**What you are asked to do:** Up to and including the line with "yscale = alt.Scale(domain=[0, 18], nice=False)", write out the listing from its first line, minus the pictures.

(Entries taken from a collection)
________________
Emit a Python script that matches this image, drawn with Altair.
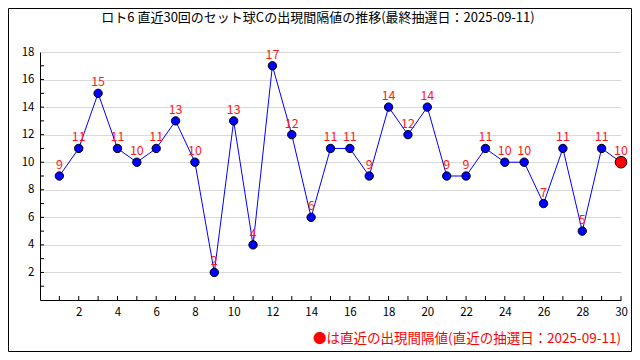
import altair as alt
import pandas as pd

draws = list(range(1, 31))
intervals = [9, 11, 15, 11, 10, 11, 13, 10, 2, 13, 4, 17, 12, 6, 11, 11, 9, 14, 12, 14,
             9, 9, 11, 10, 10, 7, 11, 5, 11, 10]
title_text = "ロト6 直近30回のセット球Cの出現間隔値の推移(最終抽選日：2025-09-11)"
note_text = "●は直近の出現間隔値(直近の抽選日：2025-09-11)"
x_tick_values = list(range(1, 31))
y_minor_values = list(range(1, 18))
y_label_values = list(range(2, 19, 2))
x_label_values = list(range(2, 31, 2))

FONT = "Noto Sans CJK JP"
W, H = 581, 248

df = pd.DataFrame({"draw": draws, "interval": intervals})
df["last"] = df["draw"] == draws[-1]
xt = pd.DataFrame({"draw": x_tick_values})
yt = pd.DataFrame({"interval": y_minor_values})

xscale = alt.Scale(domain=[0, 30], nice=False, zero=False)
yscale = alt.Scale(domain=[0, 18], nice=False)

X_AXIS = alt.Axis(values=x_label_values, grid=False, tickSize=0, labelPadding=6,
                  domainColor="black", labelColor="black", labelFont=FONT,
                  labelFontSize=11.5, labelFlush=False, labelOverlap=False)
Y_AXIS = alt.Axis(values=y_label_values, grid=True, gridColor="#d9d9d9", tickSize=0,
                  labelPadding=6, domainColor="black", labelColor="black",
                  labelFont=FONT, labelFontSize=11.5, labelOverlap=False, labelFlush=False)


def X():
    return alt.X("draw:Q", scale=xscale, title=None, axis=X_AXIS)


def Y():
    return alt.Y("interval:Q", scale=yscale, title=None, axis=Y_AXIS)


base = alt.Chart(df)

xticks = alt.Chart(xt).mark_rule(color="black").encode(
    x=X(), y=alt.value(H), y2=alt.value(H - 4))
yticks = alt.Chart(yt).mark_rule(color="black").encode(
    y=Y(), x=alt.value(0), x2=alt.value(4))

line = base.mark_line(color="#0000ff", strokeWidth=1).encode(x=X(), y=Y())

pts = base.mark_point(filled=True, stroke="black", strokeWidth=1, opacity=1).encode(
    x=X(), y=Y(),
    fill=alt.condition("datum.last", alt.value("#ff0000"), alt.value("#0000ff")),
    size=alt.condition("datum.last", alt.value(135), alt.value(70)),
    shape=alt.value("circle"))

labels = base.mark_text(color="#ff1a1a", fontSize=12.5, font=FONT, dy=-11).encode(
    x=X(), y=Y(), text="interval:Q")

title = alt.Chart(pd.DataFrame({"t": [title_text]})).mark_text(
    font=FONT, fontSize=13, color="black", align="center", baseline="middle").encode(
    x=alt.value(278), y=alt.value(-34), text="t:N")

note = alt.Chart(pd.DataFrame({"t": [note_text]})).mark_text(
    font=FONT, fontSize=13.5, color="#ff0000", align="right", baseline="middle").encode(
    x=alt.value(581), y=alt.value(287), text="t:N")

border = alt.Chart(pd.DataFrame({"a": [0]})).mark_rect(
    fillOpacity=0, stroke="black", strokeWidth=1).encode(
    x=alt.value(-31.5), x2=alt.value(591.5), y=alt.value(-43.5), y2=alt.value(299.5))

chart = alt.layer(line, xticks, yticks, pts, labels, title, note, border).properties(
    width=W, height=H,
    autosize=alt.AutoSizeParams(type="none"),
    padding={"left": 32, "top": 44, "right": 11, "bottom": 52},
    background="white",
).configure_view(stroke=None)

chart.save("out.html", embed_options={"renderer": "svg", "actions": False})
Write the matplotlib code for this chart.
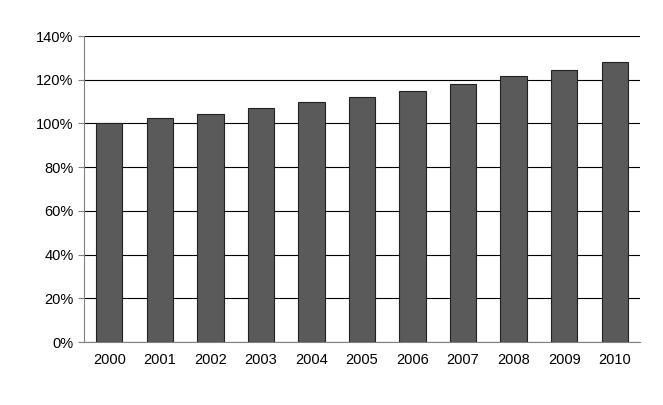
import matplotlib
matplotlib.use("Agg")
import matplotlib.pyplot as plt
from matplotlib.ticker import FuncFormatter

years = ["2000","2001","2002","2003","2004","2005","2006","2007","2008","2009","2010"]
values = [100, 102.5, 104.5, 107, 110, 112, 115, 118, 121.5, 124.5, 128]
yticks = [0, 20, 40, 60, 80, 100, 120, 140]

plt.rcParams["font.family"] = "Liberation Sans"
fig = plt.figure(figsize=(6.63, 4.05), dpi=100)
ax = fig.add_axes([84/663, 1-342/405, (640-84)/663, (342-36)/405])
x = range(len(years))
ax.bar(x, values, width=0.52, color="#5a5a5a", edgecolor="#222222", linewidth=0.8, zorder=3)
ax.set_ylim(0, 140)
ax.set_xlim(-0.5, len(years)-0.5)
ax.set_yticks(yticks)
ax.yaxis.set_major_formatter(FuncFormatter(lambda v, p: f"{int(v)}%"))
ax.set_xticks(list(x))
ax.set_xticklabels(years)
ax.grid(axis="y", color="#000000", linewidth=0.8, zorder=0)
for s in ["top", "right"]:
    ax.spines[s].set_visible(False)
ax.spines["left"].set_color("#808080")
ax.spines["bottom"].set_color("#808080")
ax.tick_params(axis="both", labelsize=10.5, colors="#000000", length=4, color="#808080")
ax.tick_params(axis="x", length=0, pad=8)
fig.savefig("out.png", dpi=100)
________________
**Task result:**
Emit a Python script that matches this image, drawn with Altair.
import altair as alt
import pandas as pd

draws = list(range(1, 31))
intervals = [9, 11, 15, 11, 10, 11, 13, 10, 2, 13, 4, 17, 12, 6, 11, 11, 9, 14, 12, 14,
             9, 9, 11, 10, 10, 7, 11, 5, 11, 10]
title_text = "ロト6 直近30回のセット球Cの出現間隔値の推移(最終抽選日：2025-09-11)"
note_text = "●は直近の出現間隔値(直近の抽選日：2025-09-11)"
x_tick_values = list(range(1, 31))
y_minor_values = list(range(1, 18))
y_label_values = list(range(2, 19, 2))
x_label_values = list(range(2, 31, 2))

FONT = "Noto Sans CJK JP"
W, H = 581, 248

df = pd.DataFrame({"draw": draws, "interval": intervals})
df["last"] = df["draw"] == draws[-1]
xt = pd.DataFrame({"draw": x_tick_values})
yt = pd.DataFrame({"interval": y_minor_values})

xscale = alt.Scale(domain=[0, 30], nice=False, zero=False)
yscale = alt.Scale(domain=[0, 18], nice=False)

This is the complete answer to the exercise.